+++ EXERCISE MATERIALS

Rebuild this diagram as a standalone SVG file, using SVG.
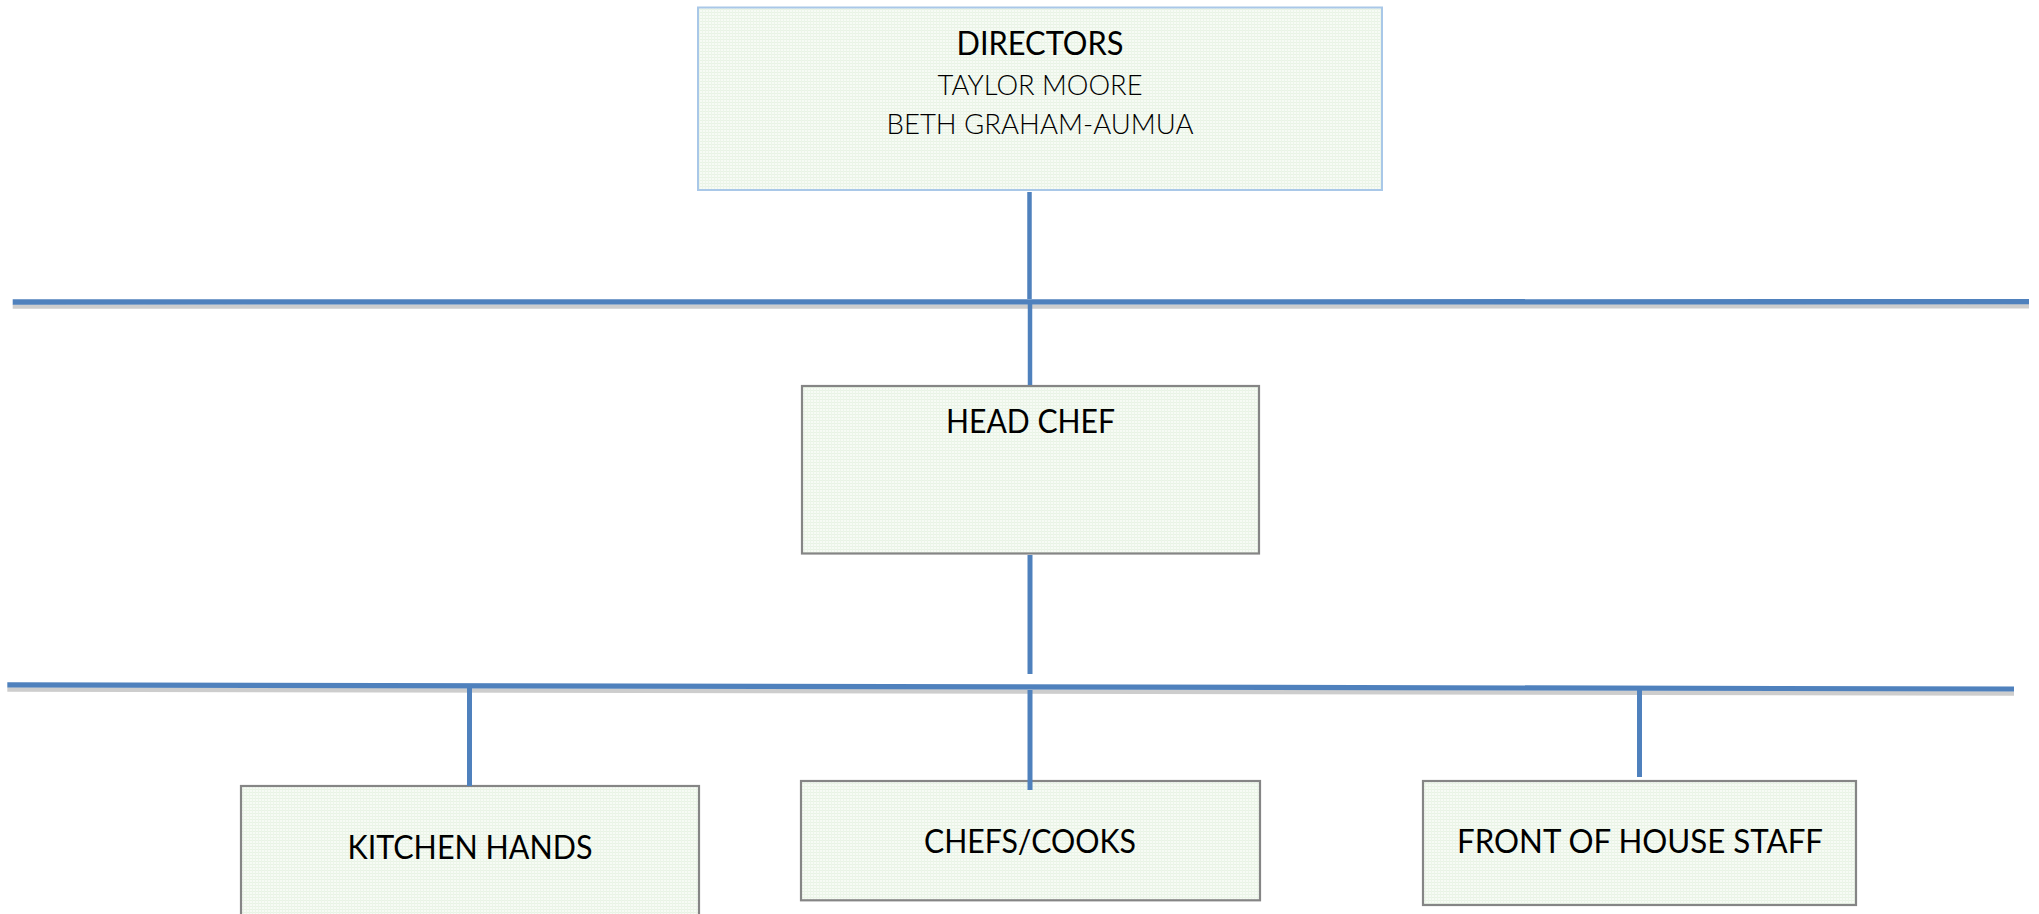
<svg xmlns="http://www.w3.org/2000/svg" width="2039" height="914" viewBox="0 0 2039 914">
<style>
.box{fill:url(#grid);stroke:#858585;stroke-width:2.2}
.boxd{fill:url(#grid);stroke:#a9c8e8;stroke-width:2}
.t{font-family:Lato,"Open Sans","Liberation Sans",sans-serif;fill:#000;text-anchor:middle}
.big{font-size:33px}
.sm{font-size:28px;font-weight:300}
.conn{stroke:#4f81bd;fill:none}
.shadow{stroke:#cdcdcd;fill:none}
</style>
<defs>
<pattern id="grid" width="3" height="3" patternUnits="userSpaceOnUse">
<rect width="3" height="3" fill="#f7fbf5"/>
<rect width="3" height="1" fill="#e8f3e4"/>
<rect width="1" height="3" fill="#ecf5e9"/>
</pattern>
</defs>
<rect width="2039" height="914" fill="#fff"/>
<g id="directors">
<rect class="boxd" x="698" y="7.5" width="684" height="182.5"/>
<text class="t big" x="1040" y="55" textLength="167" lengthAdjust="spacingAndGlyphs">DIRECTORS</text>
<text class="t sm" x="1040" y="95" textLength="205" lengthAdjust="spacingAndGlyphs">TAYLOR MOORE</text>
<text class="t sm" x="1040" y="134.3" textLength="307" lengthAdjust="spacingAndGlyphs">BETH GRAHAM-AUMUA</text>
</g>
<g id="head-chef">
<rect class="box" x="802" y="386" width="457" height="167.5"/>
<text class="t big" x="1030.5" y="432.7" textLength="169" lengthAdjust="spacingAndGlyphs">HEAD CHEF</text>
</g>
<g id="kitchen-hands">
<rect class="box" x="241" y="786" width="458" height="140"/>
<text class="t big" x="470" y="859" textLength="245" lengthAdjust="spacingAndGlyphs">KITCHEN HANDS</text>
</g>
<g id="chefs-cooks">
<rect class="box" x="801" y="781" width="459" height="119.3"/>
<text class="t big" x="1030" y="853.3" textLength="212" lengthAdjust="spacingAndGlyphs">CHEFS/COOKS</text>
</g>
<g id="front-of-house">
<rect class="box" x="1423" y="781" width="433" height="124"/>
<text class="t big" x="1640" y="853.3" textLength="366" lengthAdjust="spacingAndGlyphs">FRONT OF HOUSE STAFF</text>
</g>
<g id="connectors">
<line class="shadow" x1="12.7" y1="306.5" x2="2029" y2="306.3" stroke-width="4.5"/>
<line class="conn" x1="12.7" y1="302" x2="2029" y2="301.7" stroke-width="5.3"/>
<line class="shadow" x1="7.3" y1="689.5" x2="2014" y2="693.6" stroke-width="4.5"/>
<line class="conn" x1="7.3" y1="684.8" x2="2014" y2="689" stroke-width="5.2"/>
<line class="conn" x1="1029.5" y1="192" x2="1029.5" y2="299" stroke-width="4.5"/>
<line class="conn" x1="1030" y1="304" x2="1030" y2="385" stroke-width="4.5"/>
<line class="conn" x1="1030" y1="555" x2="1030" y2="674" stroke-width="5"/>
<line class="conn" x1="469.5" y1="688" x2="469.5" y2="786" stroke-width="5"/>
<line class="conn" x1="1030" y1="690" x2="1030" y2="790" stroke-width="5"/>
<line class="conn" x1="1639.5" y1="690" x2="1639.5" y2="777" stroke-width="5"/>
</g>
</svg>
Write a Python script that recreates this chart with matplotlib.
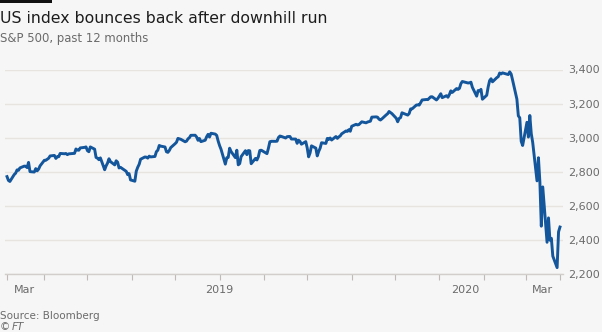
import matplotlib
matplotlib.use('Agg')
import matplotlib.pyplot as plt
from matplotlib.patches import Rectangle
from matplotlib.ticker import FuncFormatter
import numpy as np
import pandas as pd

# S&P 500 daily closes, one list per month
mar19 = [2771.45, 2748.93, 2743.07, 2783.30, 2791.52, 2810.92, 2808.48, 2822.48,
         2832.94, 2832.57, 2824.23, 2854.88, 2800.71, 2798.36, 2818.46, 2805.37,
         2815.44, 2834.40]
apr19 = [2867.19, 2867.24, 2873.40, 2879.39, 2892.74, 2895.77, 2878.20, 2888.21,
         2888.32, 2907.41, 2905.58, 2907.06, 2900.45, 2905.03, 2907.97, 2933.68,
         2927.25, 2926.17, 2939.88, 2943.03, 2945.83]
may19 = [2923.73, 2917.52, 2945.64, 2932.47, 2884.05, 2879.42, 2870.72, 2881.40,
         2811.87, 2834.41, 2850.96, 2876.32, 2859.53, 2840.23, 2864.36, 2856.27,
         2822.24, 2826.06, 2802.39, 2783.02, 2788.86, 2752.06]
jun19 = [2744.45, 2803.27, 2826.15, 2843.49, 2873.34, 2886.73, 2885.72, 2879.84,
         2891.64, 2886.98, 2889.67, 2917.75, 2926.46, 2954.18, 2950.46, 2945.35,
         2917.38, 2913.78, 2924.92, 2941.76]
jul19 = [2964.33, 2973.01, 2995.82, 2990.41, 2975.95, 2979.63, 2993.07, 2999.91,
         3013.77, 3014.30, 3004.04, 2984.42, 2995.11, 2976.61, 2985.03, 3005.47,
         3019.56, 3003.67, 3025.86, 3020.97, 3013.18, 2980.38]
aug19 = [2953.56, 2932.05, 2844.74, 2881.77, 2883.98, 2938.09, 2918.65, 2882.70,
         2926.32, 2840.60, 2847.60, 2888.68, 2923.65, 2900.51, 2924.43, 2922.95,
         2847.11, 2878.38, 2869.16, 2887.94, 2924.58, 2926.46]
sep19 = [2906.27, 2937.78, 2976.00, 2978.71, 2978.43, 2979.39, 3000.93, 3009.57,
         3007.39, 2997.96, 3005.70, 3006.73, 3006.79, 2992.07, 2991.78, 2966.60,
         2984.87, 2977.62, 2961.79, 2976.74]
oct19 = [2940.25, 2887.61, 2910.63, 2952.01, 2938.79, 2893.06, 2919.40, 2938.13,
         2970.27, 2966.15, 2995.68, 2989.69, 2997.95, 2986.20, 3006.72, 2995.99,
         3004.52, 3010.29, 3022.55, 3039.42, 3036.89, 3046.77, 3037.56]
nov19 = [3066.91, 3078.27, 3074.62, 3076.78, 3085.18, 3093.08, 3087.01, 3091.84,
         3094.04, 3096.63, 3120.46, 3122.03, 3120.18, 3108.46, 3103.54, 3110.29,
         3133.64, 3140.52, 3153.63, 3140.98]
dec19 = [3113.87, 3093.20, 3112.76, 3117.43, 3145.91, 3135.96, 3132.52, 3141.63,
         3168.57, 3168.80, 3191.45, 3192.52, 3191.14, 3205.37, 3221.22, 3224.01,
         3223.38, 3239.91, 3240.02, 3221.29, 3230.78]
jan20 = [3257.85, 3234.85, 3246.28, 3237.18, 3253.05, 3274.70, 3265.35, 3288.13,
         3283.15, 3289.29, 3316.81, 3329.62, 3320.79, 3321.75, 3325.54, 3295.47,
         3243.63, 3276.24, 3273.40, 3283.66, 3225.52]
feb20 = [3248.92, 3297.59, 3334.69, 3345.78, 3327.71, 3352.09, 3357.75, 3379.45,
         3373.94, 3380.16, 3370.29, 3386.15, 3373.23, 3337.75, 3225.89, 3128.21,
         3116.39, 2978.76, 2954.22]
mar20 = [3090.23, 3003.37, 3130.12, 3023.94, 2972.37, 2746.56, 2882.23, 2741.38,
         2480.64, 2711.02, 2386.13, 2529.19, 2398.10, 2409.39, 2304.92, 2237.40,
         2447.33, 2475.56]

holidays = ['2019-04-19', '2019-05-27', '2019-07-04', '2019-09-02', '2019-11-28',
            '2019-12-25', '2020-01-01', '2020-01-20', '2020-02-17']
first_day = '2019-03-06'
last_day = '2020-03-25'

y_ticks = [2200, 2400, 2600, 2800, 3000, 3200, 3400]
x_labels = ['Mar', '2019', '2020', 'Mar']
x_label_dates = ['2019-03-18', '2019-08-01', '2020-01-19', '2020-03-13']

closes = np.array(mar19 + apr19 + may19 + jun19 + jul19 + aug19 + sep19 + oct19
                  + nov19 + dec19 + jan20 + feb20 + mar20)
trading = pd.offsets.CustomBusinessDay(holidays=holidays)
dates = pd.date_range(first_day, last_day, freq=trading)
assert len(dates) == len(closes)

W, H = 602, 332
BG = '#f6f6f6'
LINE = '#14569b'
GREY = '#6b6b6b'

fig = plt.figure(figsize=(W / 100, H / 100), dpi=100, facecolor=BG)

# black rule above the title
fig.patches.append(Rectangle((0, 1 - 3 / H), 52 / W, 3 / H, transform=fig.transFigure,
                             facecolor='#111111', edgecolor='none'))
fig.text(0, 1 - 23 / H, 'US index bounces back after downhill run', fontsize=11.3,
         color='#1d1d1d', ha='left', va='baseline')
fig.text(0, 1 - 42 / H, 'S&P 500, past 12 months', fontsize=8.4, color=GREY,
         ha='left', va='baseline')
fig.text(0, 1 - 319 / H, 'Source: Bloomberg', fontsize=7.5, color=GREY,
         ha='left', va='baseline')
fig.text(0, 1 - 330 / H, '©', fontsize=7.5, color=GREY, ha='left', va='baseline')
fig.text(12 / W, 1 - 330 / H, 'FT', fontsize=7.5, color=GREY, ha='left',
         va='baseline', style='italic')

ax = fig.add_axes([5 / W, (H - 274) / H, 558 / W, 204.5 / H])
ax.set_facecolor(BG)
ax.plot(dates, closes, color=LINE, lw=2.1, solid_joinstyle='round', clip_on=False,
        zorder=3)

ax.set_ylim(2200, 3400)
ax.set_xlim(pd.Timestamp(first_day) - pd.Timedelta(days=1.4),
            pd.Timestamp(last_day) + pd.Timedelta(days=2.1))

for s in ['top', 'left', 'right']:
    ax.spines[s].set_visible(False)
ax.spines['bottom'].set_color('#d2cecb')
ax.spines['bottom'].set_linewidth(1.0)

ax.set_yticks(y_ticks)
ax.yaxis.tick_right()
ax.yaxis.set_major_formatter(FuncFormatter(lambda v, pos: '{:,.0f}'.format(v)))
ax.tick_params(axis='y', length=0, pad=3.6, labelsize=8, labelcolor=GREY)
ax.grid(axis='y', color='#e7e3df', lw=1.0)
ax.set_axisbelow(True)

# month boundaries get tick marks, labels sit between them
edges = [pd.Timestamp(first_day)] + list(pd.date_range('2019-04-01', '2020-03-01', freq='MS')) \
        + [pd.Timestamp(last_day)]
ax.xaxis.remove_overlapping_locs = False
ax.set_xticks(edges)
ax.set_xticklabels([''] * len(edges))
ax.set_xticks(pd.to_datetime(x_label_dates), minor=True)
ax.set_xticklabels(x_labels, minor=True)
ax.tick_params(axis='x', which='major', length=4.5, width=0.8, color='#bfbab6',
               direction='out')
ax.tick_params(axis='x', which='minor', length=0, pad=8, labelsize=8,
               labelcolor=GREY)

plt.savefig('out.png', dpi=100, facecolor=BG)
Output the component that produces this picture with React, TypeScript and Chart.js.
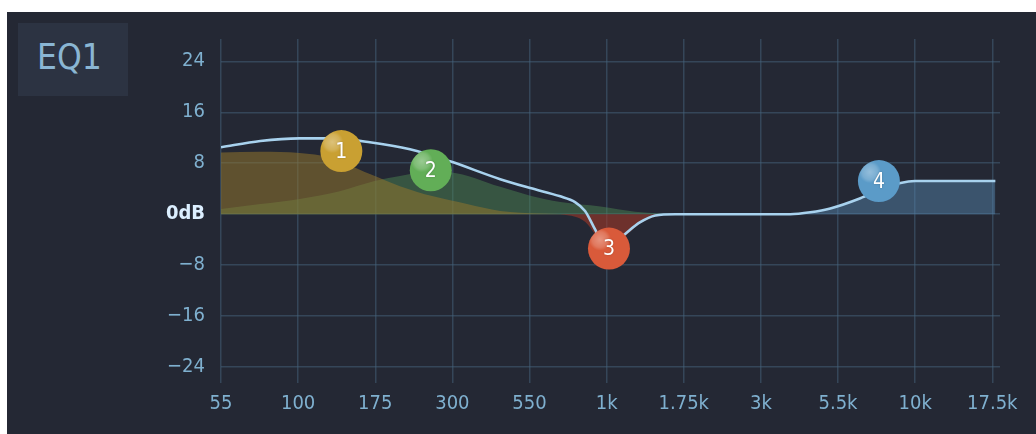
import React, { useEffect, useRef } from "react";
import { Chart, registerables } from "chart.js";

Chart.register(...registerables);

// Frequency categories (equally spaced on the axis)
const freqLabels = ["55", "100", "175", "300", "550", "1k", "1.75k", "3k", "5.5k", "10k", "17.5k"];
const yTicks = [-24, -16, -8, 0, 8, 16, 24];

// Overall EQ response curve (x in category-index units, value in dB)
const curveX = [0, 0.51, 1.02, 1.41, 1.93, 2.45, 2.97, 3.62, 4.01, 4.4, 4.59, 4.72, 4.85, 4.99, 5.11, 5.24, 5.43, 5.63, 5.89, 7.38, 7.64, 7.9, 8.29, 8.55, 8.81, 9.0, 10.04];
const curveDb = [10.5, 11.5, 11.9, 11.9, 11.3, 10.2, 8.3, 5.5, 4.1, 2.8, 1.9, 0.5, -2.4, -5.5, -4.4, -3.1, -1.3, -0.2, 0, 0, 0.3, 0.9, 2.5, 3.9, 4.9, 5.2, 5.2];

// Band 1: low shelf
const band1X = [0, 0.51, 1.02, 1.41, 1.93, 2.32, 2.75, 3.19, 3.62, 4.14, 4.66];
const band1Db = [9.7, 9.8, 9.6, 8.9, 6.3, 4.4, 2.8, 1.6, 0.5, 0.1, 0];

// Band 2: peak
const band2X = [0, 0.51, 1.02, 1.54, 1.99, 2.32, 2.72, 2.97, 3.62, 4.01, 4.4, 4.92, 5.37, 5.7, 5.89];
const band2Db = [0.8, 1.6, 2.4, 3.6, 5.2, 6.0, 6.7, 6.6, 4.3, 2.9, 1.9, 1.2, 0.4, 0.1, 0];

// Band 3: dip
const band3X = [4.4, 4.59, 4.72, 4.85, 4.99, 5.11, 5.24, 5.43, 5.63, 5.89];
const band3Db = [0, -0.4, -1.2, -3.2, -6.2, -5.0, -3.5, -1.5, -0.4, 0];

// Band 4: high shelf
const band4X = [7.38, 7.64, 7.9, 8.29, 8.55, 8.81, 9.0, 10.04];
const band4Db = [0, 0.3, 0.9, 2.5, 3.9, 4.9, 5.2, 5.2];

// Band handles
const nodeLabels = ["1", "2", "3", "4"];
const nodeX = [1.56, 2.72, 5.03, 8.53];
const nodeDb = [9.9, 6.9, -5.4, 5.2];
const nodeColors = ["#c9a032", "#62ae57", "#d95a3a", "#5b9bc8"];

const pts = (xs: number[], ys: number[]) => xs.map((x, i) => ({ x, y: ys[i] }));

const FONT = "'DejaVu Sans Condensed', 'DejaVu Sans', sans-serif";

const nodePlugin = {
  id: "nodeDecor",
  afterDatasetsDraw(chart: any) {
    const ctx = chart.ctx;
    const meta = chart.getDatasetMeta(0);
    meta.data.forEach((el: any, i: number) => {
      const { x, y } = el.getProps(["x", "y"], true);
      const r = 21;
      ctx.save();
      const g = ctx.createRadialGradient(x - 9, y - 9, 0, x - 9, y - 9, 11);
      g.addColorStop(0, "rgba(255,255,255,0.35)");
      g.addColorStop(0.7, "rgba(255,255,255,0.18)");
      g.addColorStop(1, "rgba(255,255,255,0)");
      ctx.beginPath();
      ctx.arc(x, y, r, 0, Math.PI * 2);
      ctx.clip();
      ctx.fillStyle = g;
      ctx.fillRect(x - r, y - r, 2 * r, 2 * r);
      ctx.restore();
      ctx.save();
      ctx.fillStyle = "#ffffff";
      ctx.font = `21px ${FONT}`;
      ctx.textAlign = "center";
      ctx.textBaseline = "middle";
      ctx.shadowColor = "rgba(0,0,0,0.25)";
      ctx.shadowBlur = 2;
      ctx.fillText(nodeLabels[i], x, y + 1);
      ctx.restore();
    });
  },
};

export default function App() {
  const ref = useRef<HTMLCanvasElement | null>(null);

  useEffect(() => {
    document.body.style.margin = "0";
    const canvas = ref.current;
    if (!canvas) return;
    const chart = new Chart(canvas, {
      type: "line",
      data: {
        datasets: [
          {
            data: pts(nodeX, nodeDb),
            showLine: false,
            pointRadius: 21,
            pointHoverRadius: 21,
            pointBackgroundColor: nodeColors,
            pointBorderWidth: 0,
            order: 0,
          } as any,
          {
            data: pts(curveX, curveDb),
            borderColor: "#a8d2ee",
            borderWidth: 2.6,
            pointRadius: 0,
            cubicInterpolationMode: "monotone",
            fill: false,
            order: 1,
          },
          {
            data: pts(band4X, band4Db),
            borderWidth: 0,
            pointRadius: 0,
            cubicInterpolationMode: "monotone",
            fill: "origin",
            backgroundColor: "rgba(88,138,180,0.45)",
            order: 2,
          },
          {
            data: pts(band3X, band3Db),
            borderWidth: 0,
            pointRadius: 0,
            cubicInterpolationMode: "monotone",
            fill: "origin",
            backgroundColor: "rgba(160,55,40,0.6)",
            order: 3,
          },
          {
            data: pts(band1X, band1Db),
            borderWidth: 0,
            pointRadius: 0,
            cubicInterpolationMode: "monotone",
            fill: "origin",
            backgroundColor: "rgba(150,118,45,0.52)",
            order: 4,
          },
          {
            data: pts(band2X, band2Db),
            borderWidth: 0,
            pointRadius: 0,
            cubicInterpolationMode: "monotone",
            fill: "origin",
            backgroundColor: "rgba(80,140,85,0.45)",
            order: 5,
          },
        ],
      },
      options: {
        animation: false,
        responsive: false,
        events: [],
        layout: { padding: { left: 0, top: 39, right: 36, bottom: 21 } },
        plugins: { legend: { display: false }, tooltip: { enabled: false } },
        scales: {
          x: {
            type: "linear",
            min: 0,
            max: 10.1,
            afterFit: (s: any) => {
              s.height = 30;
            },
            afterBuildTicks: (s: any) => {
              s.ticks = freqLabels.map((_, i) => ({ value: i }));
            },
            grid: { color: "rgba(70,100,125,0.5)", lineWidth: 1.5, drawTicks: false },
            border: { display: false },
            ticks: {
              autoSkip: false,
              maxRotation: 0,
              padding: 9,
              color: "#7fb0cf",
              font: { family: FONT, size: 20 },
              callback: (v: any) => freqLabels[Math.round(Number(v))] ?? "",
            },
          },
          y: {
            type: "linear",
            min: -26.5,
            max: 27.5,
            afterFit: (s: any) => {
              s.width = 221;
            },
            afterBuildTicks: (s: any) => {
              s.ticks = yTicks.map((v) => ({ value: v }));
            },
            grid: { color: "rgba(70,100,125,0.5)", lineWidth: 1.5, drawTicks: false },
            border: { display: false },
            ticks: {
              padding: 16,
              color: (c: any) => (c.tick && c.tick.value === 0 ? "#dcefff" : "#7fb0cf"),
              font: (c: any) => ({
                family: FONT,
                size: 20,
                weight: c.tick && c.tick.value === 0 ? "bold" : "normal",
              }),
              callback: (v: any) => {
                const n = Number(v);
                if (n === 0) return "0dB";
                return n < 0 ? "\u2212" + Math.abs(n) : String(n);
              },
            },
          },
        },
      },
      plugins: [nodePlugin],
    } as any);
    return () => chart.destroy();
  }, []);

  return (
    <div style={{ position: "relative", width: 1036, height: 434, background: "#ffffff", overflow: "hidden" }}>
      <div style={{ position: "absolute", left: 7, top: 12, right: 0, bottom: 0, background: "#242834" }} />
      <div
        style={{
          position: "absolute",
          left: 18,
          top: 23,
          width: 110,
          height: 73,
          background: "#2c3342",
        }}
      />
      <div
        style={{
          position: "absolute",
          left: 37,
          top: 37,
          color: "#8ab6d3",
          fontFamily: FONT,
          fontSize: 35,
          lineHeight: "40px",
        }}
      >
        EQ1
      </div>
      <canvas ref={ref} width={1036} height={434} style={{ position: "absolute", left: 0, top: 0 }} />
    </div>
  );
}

++++++

#### [YOUR TASK]
Make an exact copy of the lines from the one that contains "Write a Python" through the one that contains "import pandas as pd", both included, and no other lines. Pictures are skipped.

#### [THE REPLY]
Write a Python script that recreates this chart with matplotlib.
import matplotlib
matplotlib.use('Agg')
import matplotlib.pyplot as plt
from matplotlib.patches import Rectangle
from matplotlib.ticker import FuncFormatter
import numpy as np
import pandas as pd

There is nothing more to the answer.